A review by greeniezona
McSweeney's Issue 13: An Assorted Sampler of North American Comic Drawings, Strips, and Illustrated Stories, &c by Lynda Barry, Richard Sala, Debbie Drechsler, Jim Woodring, Bud Fisher, Mark Beyer, Gilbert Hernández, Philip Guston, McSweeney's Publishing, Jeffrey Brown, Kim Deitch, Michael Chabon, Dave Eggers, Lawrence Weschler, Glen David Gold, Charles Burns, Ira Glass, Julie Doucet, Chris Ware, Rodolphe Topffer, Milt Gross, Malachi B. Cohen, Sean Wilsey, Ben Katchor, Richard McGuire, Goerge Herriman, David Collier, Daniel Clowes, Mark Newgarden, Robert Crumb, John Updike, Kaz, Joe Sacco, Archer Prewitt, Seth, Charles M. Schulz, Jaime Hernández, Adrian Tomine, Ivan Brunetti, Chester Brown, Chip Kidd, Art Spiegelman, Joe Matt, John McLenan, Gary Panter, Tim Samuelson

3.0

I really don't understand how this book sat on my shelves so long before I read it. When I first heard about it, I wanted it immediately. But I was in a cheap phase, so I only put it on my paperbackswap wishlist. After a lot of patience, I finally scored a copy, but it languished, unread, until I put it on my to-read shelf this year to rectify the situation.
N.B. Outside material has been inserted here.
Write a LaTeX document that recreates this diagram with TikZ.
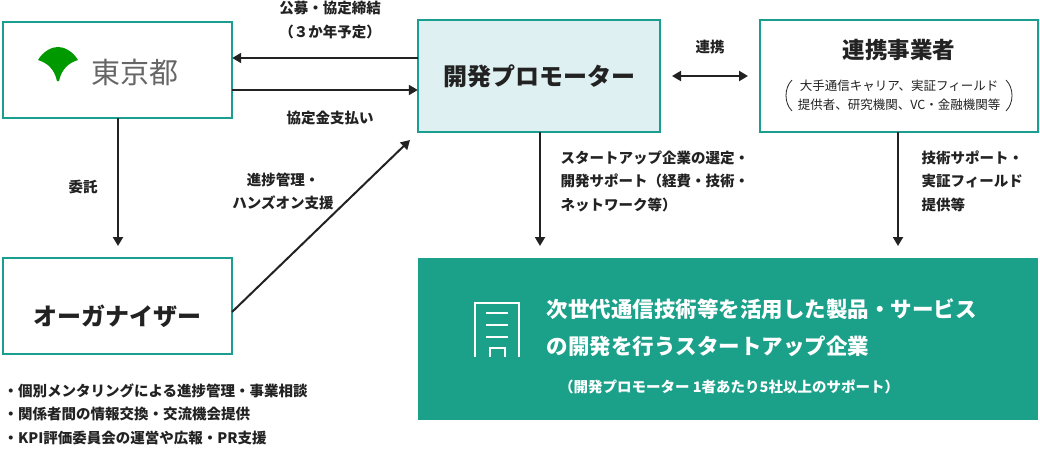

This really is an incredibly interesting sampler of comics. From the inventor of the form, through some classic newspaper strips, to an impressive variety of modern comics, it's hard to falt this collection for its contents. The only thing that grated for me was the editorial writing, which felt casually misogynist. Descriptions of female characters were exclusively restricted to reports on their figures (and not kindly, one woman is described as being the size of an upright Naugahyde couch, even though the actual drawings of said woman seemed not nearly so exaggerated, nor was her size every played derogatively in the printed comics.) There were some female comic writers included, and some "women's stories," but much of the text seemed to reinforce the idea of comics as a boy's club, which disappointed me.

I wouldn't say it was worth passing this book over for, it just could have been better.